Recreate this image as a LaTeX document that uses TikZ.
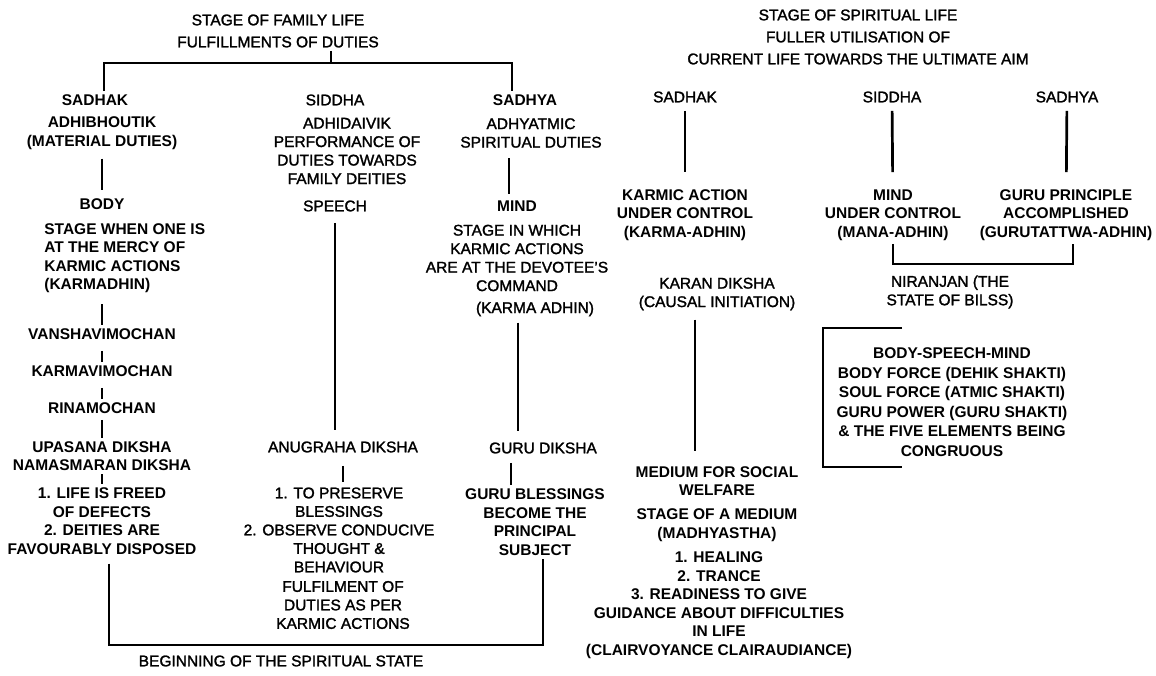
\documentclass[tikz,border=0pt]{standalone}
\usepackage{fontspec}
\setmainfont{Liberation Sans}[UprightFeatures={FakeBold=1.6}]
\newfontfamily\heavyfont{Liberation Sans Bold}
\usetikzlibrary{positioning}

\newcommand{\lblfont}{\fontsize{15.5}{18.5}\selectfont}
\newcommand{\ttlfont}{\fontsize{15.5}{22}\selectfont}
\newcommand{\boxfont}{\fontsize{15.5}{19.5}\selectfont}

\begin{document}
\begin{tikzpicture}[x=1pt,y=-1pt,line width=2.7pt,
    lbl/.style={font=\lblfont,align=center,inner sep=2pt},
    blbl/.style={font=\lblfont\heavyfont,align=center,inner sep=2pt},
    ttl/.style={font=\ttlfont,align=center,inner sep=2pt}]

  \path[use as bounding box,fill=white] (0,0) rectangle (1156,676);

  % stage of family life
  \node[ttl] (famTitle) at (278,31) {STAGE OF FAMILY LIFE\\FULFILLMENTS OF DUTIES};
  \coordinate (famBar) at (331,63);
  \node[blbl] (sadhakF) at (95,100) {SADHAK};
  \node[lbl] (siddhaF) at (335,100) {SIDDHA};
  \node[blbl] (sadhyaF) at (525,100) {SADHYA};

  \node[blbl] (adhib) [below of=sadhakF,node distance=33pt,xshift=7pt] {ADHIBHOUTIK\\(MATERIAL DUTIES)};
  \node[blbl] (body) [below of=adhib,node distance=71pt] {BODY};
  \node[blbl,align=left,anchor=west] (mercy) at (41,258) {STAGE WHEN ONE IS\\AT THE MERCY OF\\KARMIC ACTIONS\\(KARMADHIN)};
  \node[blbl] (vansha) [below of=body,node distance=130pt] {VANSHAVIMOCHAN};
  \node[blbl] (karmav) [below of=vansha,node distance=37pt] {KARMAVIMOCHAN};
  \node[blbl] (rina) [below of=karmav,node distance=37pt] {RINAMOCHAN};
  \node[blbl] (upasana) [below of=rina,node distance=48pt] {UPASANA DIKSHA\\NAMASMARAN DIKSHA};
  \node[blbl] (lifeF) [below of=upasana,node distance=65pt] {1. LIFE IS FREED\\OF DEFECTS\\2. DEITIES ARE\\FAVOURABLY DISPOSED};

  \node[lbl] (adhid) [below of=siddhaF,node distance=51pt,xshift=12pt] {ADHIDAIVIK\\PERFORMANCE OF\\DUTIES TOWARDS\\FAMILY DEITIES};
  \node[lbl] (speech) [below of=siddhaF,node distance=106pt] {SPEECH};
  \node[lbl] (anugraha) [below of=speech,node distance=241pt,xshift=8pt] {ANUGRAHA DIKSHA};
  \node[lbl] (preserve) [below of=anugraha,node distance=83pt,xshift=-4pt] {1. TO PRESERVE\\BLESSINGS\\2. OBSERVE CONDUCIVE\\THOUGHT \&\\BEHAVIOUR};
  \node[lbl] (fulfil) [below of=preserve,node distance=75pt,xshift=4pt] {FULFILMENT OF\\DUTIES AS PER\\KARMIC ACTIONS};

  \node[lbl] (adhyat) [below of=sadhyaF,node distance=33pt,xshift=6pt] {ADHYATMIC\\SPIRITUAL DUTIES};
  \node[blbl] (mindF) [below of=sadhyaF,node distance=106pt,xshift=-8pt] {MIND};
  \node[lbl] (stageWhich) [below of=mindF,node distance=52pt] {STAGE IN WHICH\\KARMIC ACTIONS\\ARE AT THE DEVOTEE’S\\COMMAND};
  \node[lbl] (karmaAdhin) [below of=stageWhich,node distance=51pt,xshift=18pt] {(KARMA ADHIN)};
  \node[lbl] (guruDiksha) [below of=karmaAdhin,node distance=139pt,xshift=8pt] {GURU DIKSHA};
  \node[blbl] (guruBless) [below of=guruDiksha,node distance=74pt,xshift=-8pt] {GURU BLESSINGS\\BECOME THE\\PRINCIPAL\\SUBJECT};

  \node[lbl] (beginning) at (281,661) {BEGINNING OF THE SPIRITUAL STATE};
  \coordinate (botBar) at (281,645);

  % stage of spiritual life
  \node[ttl] (spTitle) at (858,37) {STAGE OF SPIRITUAL LIFE\\FULLER UTILISATION OF\\CURRENT LIFE TOWARDS THE ULTIMATE AIM};
  \node[lbl] (sadhakS) at (685,97) {SADHAK};
  \node[lbl] (siddhaS) at (892,97) {SIDDHA};
  \node[lbl] (sadhyaS) at (1067,97) {SADHYA};
  \node[blbl] (karmicS) [below of=sadhakS,node distance=118pt] {KARMIC ACTION\\UNDER CONTROL\\(KARMA-ADHIN)};
  \node[blbl] (mindS) [below of=siddhaS,node distance=118pt,xshift=1pt] {MIND\\UNDER CONTROL\\(MANA-ADHIN)};
  \node[blbl] (guruPrin) [below of=sadhyaS,node distance=118pt,xshift=-1pt] {GURU PRINCIPLE\\ACCOMPLISHED\\(GURUTATTWA-ADHIN)};
  \coordinate (niBar) at (983,264);
  \node[lbl] (niranjan) [below of=mindS,node distance=77pt,xshift=57pt] {NIRANJAN (THE\\STATE OF BILSS)};
  \node[lbl] (karan) [below of=karmicS,node distance=79pt,xshift=32pt] {KARAN DIKSHA\\(CAUSAL INITIATION)};
  \node[blbl] (medium) [below of=karan,node distance=187pt] {MEDIUM FOR SOCIAL\\WELFARE};
  \node[blbl] (madhya) [below of=medium,node distance=44pt] {STAGE OF A MEDIUM\\(MADHYASTHA)};
  \node[blbl] (healing) [below of=madhya,node distance=80pt,xshift=2pt] {1. HEALING\\2. TRANCE\\3. READINESS TO GIVE\\GUIDANCE ABOUT DIFFICULTIES\\IN LIFE\\(CLAIRVOYANCE CLAIRAUDIANCE)};
  \node[blbl,font=\boxfont\heavyfont] (forces) [below of=niranjan,node distance=110pt,xshift=2pt] {BODY-SPEECH-MIND\\BODY FORCE (DEHIK SHAKTI)\\SOUL FORCE (ATMIC SHAKTI)\\GURU POWER (GURU SHAKTI)\\\& THE FIVE ELEMENTS BEING\\CONGRUOUS};
  \coordinate (boxTop) at (902,328);
  \coordinate (boxTL) at (823,328);
  \coordinate (boxBL) at (823,467);
  \coordinate (boxBot) at (902,467);

  % feet of the offset connectors
  \coordinate (mfTop) at ([xshift=-8pt]mindF.north);
  \coordinate (kaFoot) at ([xshift=-17pt]karmaAdhin.south);
  \coordinate (gdFoot) at ([xshift=-32pt]guruDiksha.south);
  \coordinate (kdFoot) at ([xshift=-22pt]karan.south);

  % brackets
  \draw (famTitle.south -| famBar) -- (famBar);
  \draw ([xshift=9pt]sadhakF.north) |- (famBar) -| ([xshift=-13pt]sadhyaF.north);
  \draw[shorten <=6pt] ([xshift=7pt]lifeF.south) |- (botBar) -| ([xshift=8pt]guruBless.south);
  \draw (mindS.south) |- (niBar) -| ([xshift=7pt]guruPrin.south);
  \draw (boxTop) -- (boxTL) -- (boxBL) -- (boxBot);

  \path
    (adhib) edge[shorten <=6pt,shorten >=5pt] (body)
    (vansha.north |- mercy.south) edge[shorten <=8pt] (vansha)
    (vansha) edge[shorten <=8pt] (karmav)
    (karmav) edge[shorten <=8pt] (rina)
    (rina) edge[shorten <=3pt] (upasana)
    (upasana) edge (lifeF)
    (speech) edge[shorten <=8pt,shorten >=8pt] (speech |- anugraha.north)
    (anugraha) edge[shorten <=10pt,shorten >=2pt] (anugraha |- preserve.north)
    (mfTop |- adhyat.south) edge[shorten <=7pt,shorten >=3pt] (mfTop)
    (kaFoot) edge[shorten <=3pt,shorten >=8pt] (kaFoot |- guruDiksha.north)
    (gdFoot) edge[shorten <=6pt] (gdFoot |- guruBless.north)
    (sadhakS) edge[shorten <=5pt,shorten >=14pt] (karmicS)
    (siddhaS) edge[shorten <=5pt,shorten >=14pt] (mindS)
    (sadhyaS) edge[shorten <=5pt,shorten >=14pt] (guruPrin)
    (kdFoot) edge[shorten <=6pt,shorten >=12pt] (kdFoot |- medium.north)
    ;
\end{tikzpicture}
\end{document}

---*---

◆ Problem description: Repeat the listing above from its first line through the line that contains "(lifeF) [below of=upasana,node", both included, and nothing more. Drop the pictures.

◆ Complete answer:
Recreate this image as a LaTeX document that uses TikZ.
\documentclass[tikz,border=0pt]{standalone}
\usepackage{fontspec}
\setmainfont{Liberation Sans}[UprightFeatures={FakeBold=1.6}]
\newfontfamily\heavyfont{Liberation Sans Bold}
\usetikzlibrary{positioning}

\newcommand{\lblfont}{\fontsize{15.5}{18.5}\selectfont}
\newcommand{\ttlfont}{\fontsize{15.5}{22}\selectfont}
\newcommand{\boxfont}{\fontsize{15.5}{19.5}\selectfont}

\begin{document}
\begin{tikzpicture}[x=1pt,y=-1pt,line width=2.7pt,
    lbl/.style={font=\lblfont,align=center,inner sep=2pt},
    blbl/.style={font=\lblfont\heavyfont,align=center,inner sep=2pt},
    ttl/.style={font=\ttlfont,align=center,inner sep=2pt}]

  \path[use as bounding box,fill=white] (0,0) rectangle (1156,676);

  % stage of family life
  \node[ttl] (famTitle) at (278,31) {STAGE OF FAMILY LIFE\\FULFILLMENTS OF DUTIES};
  \coordinate (famBar) at (331,63);
  \node[blbl] (sadhakF) at (95,100) {SADHAK};
  \node[lbl] (siddhaF) at (335,100) {SIDDHA};
  \node[blbl] (sadhyaF) at (525,100) {SADHYA};

  \node[blbl] (adhib) [below of=sadhakF,node distance=33pt,xshift=7pt] {ADHIBHOUTIK\\(MATERIAL DUTIES)};
  \node[blbl] (body) [below of=adhib,node distance=71pt] {BODY};
  \node[blbl,align=left,anchor=west] (mercy) at (41,258) {STAGE WHEN ONE IS\\AT THE MERCY OF\\KARMIC ACTIONS\\(KARMADHIN)};
  \node[blbl] (vansha) [below of=body,node distance=130pt] {VANSHAVIMOCHAN};
  \node[blbl] (karmav) [below of=vansha,node distance=37pt] {KARMAVIMOCHAN};
  \node[blbl] (rina) [below of=karmav,node distance=37pt] {RINAMOCHAN};
  \node[blbl] (upasana) [below of=rina,node distance=48pt] {UPASANA DIKSHA\\NAMASMARAN DIKSHA};
  \node[blbl] (lifeF) [below of=upasana,node distance=65pt] {1. LIFE IS FREED\\OF DEFECTS\\2. DEITIES ARE\\FAVOURABLY DISPOSED};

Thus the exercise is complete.